A new report published in the New England Journal of Medicine shows that more Americans are dying at home than in hospitals for the first time in nearly 50 years. The study looked at natural deaths that occurred in the United States between 2003 and 2017 and found about a 10 percent decrease in the number of people who died in a hospital during that time (39.7 percent and 29.8 percent respectively.) At the same time, the percentage of people who died at home increased from 23.8 percent in 2003 to 30.7 percent in 2017. Deaths at hospice facilities also increased over the time period, from 0.2 percent to 8.3 percent.
The trend was seen across all diagnoses and demographic groups, although women, younger people and members of ethnic or racial minorities had a lesser chance of dying at home than older, white males.
According to Dr. Haider J. Warraich, who co-authored the study, this is the first time since the mid-20th century that at-home deaths surpassed hospital deaths, reports the New York Times.
Attitudes and Economics Fuel Change
A reflection of both shifting attitudes and the healthcare landscape, the increase in at-home deaths is, in some ways, predictable. Over the last few decades, Americans have begun to reject the medicalized, high-tech deaths that became the norm in the 1970s, choosing to shun the sterile atmosphere of the ICU and embrace a kinder, gentler death at home. Simultaneously, Medicare’s reimbursement structure has evolved in a way that incentivizes hospitals to discharge the terminally ill as quickly as they possibly can.
The trend is viewed by many as a positive change. According to Carol Levine, an ethicist at New York’s United Hospital Fund, “There has been a kind of cultural shift that has romanticized dying at home and made it the only way to die.”
But for too many patients, the reality of an at-home death falls far short of expectations, in large part because family caregivers are woefully unprepared to meet the dying person’s many needs.
“We send very, very sick, complicated patients home under the care of family members who are not trained professionals,” said Dr. Diane Meier, a professor of geriatrics and palliative care physician at Mount Sinai Health System in New York. And while hospice is more readily available today than ever before, family caregivers are still expected to assume the lion’s share of the work of providing care.
“We are, perhaps appropriately, shifting the site of care to where patients and families say they want to be,” said Dr. Sean Morrison, who chairs the department of geriatrics and palliative medicine at New York’s Mount Sinai Icahn School of Medicine. “But we have put a tremendous burden on families in the type of care they have to provide and the type they have to pay for” by doing so, he said.
No Clear Cut Choice
Margaret Peterson, whose husband Dwight was a paraplegic who chose to die at home, tells a harrowing story of just how messy and unpredictable dying at home can be.
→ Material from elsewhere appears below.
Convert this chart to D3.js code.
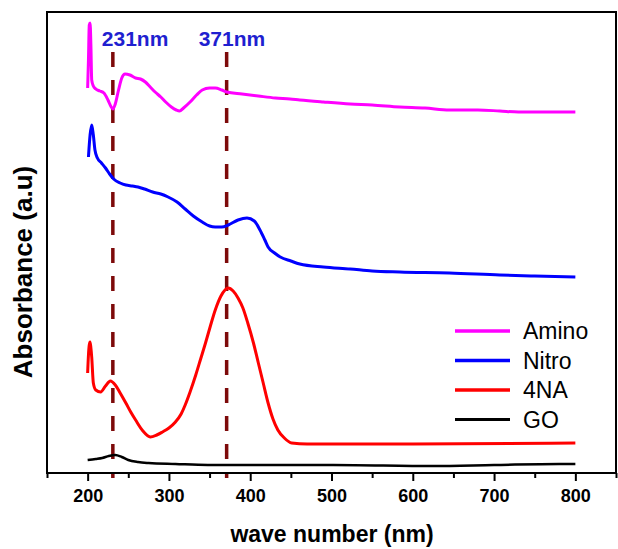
<!DOCTYPE html>
<html>
<head>
<meta charset="utf-8">
<script src="https://cdn.jsdelivr.net/npm/d3@7"></script>
<style>
  body { margin: 0; background: #fff; }
  svg { display: block; font-family: Arial, "Liberation Sans", sans-serif; }
</style>
</head>
<body>
<div id="graf"></div>
<script>
// spectra (wavelength nm, absorbance a.u.)
const aminoWl = [200, 201, 202, 203, 204, 205, 207, 210, 215, 220, 225, 229, 231, 234, 238, 242, 246, 252, 259, 265, 271, 277, 283, 290, 296, 303, 309, 313, 318, 326, 334, 341, 350, 357, 365, 371, 390, 410, 431, 449, 461, 490, 523, 550, 584, 615, 645, 680, 707, 730, 747, 770, 800];
const aminoAbs = [3.85, 4.13, 4.48, 4.50, 4.28, 3.93, 3.87, 3.84, 3.82, 3.80, 3.73, 3.66, 3.64, 3.69, 3.83, 3.95, 3.99, 3.98, 3.95, 3.94, 3.91, 3.86, 3.81, 3.76, 3.71, 3.66, 3.63, 3.62, 3.65, 3.71, 3.78, 3.83, 3.85, 3.85, 3.83, 3.81, 3.79, 3.77, 3.75, 3.74, 3.73, 3.71, 3.69, 3.68, 3.66, 3.65, 3.63, 3.63, 3.62, 3.61, 3.61, 3.61, 3.61];

const nitroWl = [201, 203, 205, 207, 209, 212, 217, 222, 227, 232, 240, 247, 255, 262, 270, 280, 290, 299, 310, 320, 330, 341, 350, 357, 365, 373, 385, 396, 405, 412, 418, 422, 430, 437, 450, 461, 490, 523, 550, 584, 645, 707, 750, 800];
const nitroAbs = [3.16, 3.38, 3.48, 3.38, 3.23, 3.15, 3.10, 3.05, 2.99, 2.94, 2.90, 2.88, 2.87, 2.86, 2.84, 2.81, 2.79, 2.76, 2.71, 2.64, 2.57, 2.51, 2.47, 2.46, 2.46, 2.48, 2.53, 2.55, 2.52, 2.43, 2.33, 2.26, 2.20, 2.16, 2.12, 2.09, 2.06, 2.04, 2.02, 2.01, 2.00, 1.98, 1.97, 1.96];

const naWl = [200, 201, 202, 203, 204, 205, 207, 210, 216, 222, 228, 234, 240, 247, 253, 259, 268, 277, 285, 292, 300, 308, 315, 320, 326, 333, 339, 345, 351, 357, 364, 369, 373, 379, 385, 391, 397, 404, 410, 416, 422, 428, 434, 442, 451, 470, 600, 800];
const naAbs = [1.00, 1.18, 1.28, 1.31, 1.25, 1.16, 0.90, 0.83, 0.81, 0.87, 0.92, 0.88, 0.80, 0.70, 0.61, 0.53, 0.42, 0.36, 0.38, 0.41, 0.45, 0.51, 0.59, 0.68, 0.81, 0.98, 1.14, 1.30, 1.47, 1.63, 1.77, 1.83, 1.85, 1.82, 1.75, 1.65, 1.50, 1.30, 1.10, 0.90, 0.70, 0.54, 0.43, 0.35, 0.30, 0.29, 0.29, 0.30];

const goWl = [200, 210, 218, 226, 234, 242, 250, 262, 275, 308, 348, 400, 502, 625, 700, 780, 800];
const goAbs = [0.13, 0.14, 0.15, 0.17, 0.18, 0.16, 0.13, 0.11, 0.10, 0.09, 0.08, 0.08, 0.08, 0.07, 0.08, 0.09, 0.09];

const seriesNames = ["Amino", "Nitro", "4NA", "GO"];
const seriesColors = ["#ff00ff", "#0000ff", "#ff0000", "#000000"];
const markers = [231, 371];
const majorTicks = [200, 300, 400, 500, 600, 700, 800];
const minorTicks = [150, 250, 350, 450, 550, 650, 750, 850];

const ancho_total = 618;
const alto_total = 549;

const svg = d3.select("#graf")
  .append("svg")
  .attr("width", ancho_total)
  .attr("height", alto_total);

const x = d3.scaleLinear().domain([150, 850]).range([47, 616]);
const y = d3.scaleLinear().domain([0, 4.61]).range([473, 12]);

const series = [
  { name: seriesNames[0], color: seriesColors[0], wl: aminoWl, abs: aminoAbs, w: 3 },
  { name: seriesNames[1], color: seriesColors[1], wl: nitroWl, abs: nitroAbs, w: 3 },
  { name: seriesNames[2], color: seriesColors[2], wl: naWl, abs: naAbs, w: 3 },
  { name: seriesNames[3], color: seriesColors[3], wl: goWl, abs: goAbs, w: 2.5 },
];

// dashed marker lines
svg.selectAll(".marker")
  .data(markers)
  .enter()
  .append("line")
  .attr("class", "marker")
  .attr("x1", d => x(d))
  .attr("x2", d => x(d))
  .attr("y1", 52)
  .attr("y2", 478)
  .attr("stroke", "#7d0a0a")
  .attr("stroke-width", 3.5)
  .attr("stroke-dasharray", "15,13");

const line = d3.line()
  .x(d => x(d[0]))
  .y(d => y(d[1]))
  .curve(d3.curveMonotoneX);

svg.selectAll(".serie")
  .data(series)
  .enter()
  .append("path")
  .attr("class", "serie")
  .attr("fill", "none")
  .attr("stroke", d => d.color)
  .attr("stroke-width", d => d.w)
  .attr("stroke-linejoin", "round")
  .attr("d", d => line(d.wl.map((w, i) => [w, d.abs[i]])));

// frame
svg.append("rect")
  .attr("x", x.range()[0])
  .attr("y", y.range()[1])
  .attr("width", x.range()[1] - x.range()[0])
  .attr("height", y.range()[0] - y.range()[1])
  .attr("fill", "none")
  .attr("stroke", "#000")
  .attr("stroke-width", 2);

// x axis
const xAxis = svg.append("g")
  .attr("transform", `translate(0, ${y.range()[0]})`)
  .call(d3.axisBottom(x).tickValues(majorTicks).tickSize(8).tickPadding(8));
const xMinor = svg.append("g")
  .attr("transform", `translate(0, ${y.range()[0]})`)
  .call(d3.axisBottom(x).tickValues(minorTicks).tickSize(5).tickFormat(""));
[xAxis, xMinor].forEach(a => {
  a.select(".domain").remove();
  a.selectAll("line").attr("stroke", "#000").attr("stroke-width", 2);
});
xAxis.selectAll("text")
  .attr("fill", "#000")
  .style("font-size", "18px")
  .style("font-weight", "bold");

// axis titles
svg.append("text")
  .attr("x", 332)
  .attr("y", 542)
  .attr("text-anchor", "middle")
  .style("font-size", "23px")
  .style("font-weight", "bold")
  .text("wave number (nm)");

svg.append("text")
  .attr("transform", "translate(32, 272) rotate(-90)")
  .attr("text-anchor", "middle")
  .style("font-size", "26px")
  .style("font-weight", "bold")
  .text("Absorbance (a.u)");

// marker labels
const labelDx = [-11, -28];
svg.selectAll(".mlabel")
  .data(markers)
  .enter()
  .append("text")
  .attr("class", "mlabel")
  .attr("x", (d, i) => x(d) + labelDx[i])
  .attr("y", 46)
  .attr("fill", "#1f1fd0")
  .style("font-size", "21px")
  .style("font-weight", "bold")
  .text(d => d + "nm");

// legend
const leg = svg.selectAll(".leg")
  .data(series)
  .enter()
  .append("g")
  .attr("class", "leg")
  .attr("transform", (d, i) => `translate(455, ${331 + i * 29.5})`);
leg.append("line")
  .attr("x1", 0)
  .attr("x2", 55)
  .attr("stroke", d => d.color)
  .attr("stroke-width", d => d.w + 0.5);
leg.append("text")
  .attr("x", 68)
  .attr("dy", "0.35em")
  .style("font-size", "23px")
  .text(d => d.name);
</script>
</body>
</html>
Terrified of dying in a hospital, Dwight was enrolled in hospice in 2010, after his doctors agreed that he would likely succumb relatively quickly to his disease.But, like many hospice patients, Dwight defied the odds and lived another four, long years.
“It was absolutely exhausting,” Mrs. Peterson told the New York Times. And as her husband’s condition deteriorated, it became literally impossible for her to provide the care he required. After Dwight developed a deep bedsore on his foot, she was forced to enlist the help of a friend who was a vascular surgeon to help her care for the wound.
“It was wonderful, but it’s like these GoFundMe things. We should not have to resort to a doctor to do us an enormous favor.” she said.
In the end, Margaret says, her husband suffered horribly because she couldn’t control his pain at home and he refused to go to the hospital.
“There is a kind of fantasy where if you make all the right choices, you get this beautiful and peaceful death,” she said. “But you can do everything right and still have an unpredictable and tragic experience,” she adds.